# SUPPLIED MATERIAL:
— START —
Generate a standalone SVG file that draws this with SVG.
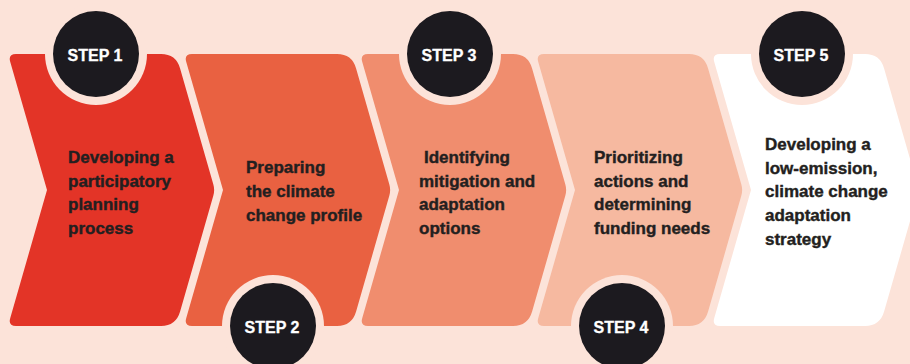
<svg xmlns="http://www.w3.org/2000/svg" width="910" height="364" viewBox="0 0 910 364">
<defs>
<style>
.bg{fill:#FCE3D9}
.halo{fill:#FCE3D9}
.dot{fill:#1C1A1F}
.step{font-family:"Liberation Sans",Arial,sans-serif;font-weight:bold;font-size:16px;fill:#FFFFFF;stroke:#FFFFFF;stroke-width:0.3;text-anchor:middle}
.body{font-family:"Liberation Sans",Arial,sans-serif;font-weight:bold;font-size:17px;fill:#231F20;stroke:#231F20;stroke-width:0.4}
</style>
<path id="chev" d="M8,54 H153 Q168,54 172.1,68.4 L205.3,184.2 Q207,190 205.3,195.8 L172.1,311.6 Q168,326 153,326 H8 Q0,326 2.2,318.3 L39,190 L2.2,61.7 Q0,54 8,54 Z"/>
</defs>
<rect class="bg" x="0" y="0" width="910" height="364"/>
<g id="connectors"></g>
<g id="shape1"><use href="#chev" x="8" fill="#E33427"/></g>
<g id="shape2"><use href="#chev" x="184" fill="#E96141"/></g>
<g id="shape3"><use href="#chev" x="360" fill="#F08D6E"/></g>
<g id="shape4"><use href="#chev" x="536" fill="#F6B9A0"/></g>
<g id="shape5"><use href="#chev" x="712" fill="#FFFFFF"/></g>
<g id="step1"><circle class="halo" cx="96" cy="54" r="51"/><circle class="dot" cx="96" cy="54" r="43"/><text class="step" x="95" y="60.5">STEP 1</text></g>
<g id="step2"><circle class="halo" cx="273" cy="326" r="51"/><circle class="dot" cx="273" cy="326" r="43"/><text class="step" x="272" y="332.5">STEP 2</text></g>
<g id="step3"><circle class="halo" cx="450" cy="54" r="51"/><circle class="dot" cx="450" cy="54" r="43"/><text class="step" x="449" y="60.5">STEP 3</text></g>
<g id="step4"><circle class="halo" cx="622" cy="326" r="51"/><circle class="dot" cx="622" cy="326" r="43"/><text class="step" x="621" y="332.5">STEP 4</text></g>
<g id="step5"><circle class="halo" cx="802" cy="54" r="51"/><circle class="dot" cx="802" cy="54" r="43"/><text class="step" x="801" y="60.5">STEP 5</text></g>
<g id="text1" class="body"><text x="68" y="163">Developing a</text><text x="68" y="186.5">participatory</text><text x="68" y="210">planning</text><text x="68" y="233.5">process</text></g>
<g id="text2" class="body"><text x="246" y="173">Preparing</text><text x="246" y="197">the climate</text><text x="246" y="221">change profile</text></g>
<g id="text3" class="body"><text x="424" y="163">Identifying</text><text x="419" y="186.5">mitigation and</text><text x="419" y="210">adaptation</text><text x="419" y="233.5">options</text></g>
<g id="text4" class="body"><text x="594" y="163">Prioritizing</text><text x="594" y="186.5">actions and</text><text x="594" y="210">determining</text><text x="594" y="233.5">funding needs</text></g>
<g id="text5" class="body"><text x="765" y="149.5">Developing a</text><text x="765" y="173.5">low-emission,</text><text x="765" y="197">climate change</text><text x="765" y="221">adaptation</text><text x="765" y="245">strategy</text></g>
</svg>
— END —
# DO THIS:
Return to the listing above and set it down exactly, leaving out its pictures.

# OUTPUT BELOW:
Generate a standalone SVG file that draws this with SVG.
<svg xmlns="http://www.w3.org/2000/svg" width="910" height="364" viewBox="0 0 910 364">
<defs>
<style>
.bg{fill:#FCE3D9}
.halo{fill:#FCE3D9}
.dot{fill:#1C1A1F}
.step{font-family:"Liberation Sans",Arial,sans-serif;font-weight:bold;font-size:16px;fill:#FFFFFF;stroke:#FFFFFF;stroke-width:0.3;text-anchor:middle}
.body{font-family:"Liberation Sans",Arial,sans-serif;font-weight:bold;font-size:17px;fill:#231F20;stroke:#231F20;stroke-width:0.4}
</style>
<path id="chev" d="M8,54 H153 Q168,54 172.1,68.4 L205.3,184.2 Q207,190 205.3,195.8 L172.1,311.6 Q168,326 153,326 H8 Q0,326 2.2,318.3 L39,190 L2.2,61.7 Q0,54 8,54 Z"/>
</defs>
<rect class="bg" x="0" y="0" width="910" height="364"/>
<g id="connectors"></g>
<g id="shape1"><use href="#chev" x="8" fill="#E33427"/></g>
<g id="shape2"><use href="#chev" x="184" fill="#E96141"/></g>
<g id="shape3"><use href="#chev" x="360" fill="#F08D6E"/></g>
<g id="shape4"><use href="#chev" x="536" fill="#F6B9A0"/></g>
<g id="shape5"><use href="#chev" x="712" fill="#FFFFFF"/></g>
<g id="step1"><circle class="halo" cx="96" cy="54" r="51"/><circle class="dot" cx="96" cy="54" r="43"/><text class="step" x="95" y="60.5">STEP 1</text></g>
<g id="step2"><circle class="halo" cx="273" cy="326" r="51"/><circle class="dot" cx="273" cy="326" r="43"/><text class="step" x="272" y="332.5">STEP 2</text></g>
<g id="step3"><circle class="halo" cx="450" cy="54" r="51"/><circle class="dot" cx="450" cy="54" r="43"/><text class="step" x="449" y="60.5">STEP 3</text></g>
<g id="step4"><circle class="halo" cx="622" cy="326" r="51"/><circle class="dot" cx="622" cy="326" r="43"/><text class="step" x="621" y="332.5">STEP 4</text></g>
<g id="step5"><circle class="halo" cx="802" cy="54" r="51"/><circle class="dot" cx="802" cy="54" r="43"/><text class="step" x="801" y="60.5">STEP 5</text></g>
<g id="text1" class="body"><text x="68" y="163">Developing a</text><text x="68" y="186.5">participatory</text><text x="68" y="210">planning</text><text x="68" y="233.5">process</text></g>
<g id="text2" class="body"><text x="246" y="173">Preparing</text><text x="246" y="197">the climate</text><text x="246" y="221">change profile</text></g>
<g id="text3" class="body"><text x="424" y="163">Identifying</text><text x="419" y="186.5">mitigation and</text><text x="419" y="210">adaptation</text><text x="419" y="233.5">options</text></g>
<g id="text4" class="body"><text x="594" y="163">Prioritizing</text><text x="594" y="186.5">actions and</text><text x="594" y="210">determining</text><text x="594" y="233.5">funding needs</text></g>
<g id="text5" class="body"><text x="765" y="149.5">Developing a</text><text x="765" y="173.5">low-emission,</text><text x="765" y="197">climate change</text><text x="765" y="221">adaptation</text><text x="765" y="245">strategy</text></g>
</svg>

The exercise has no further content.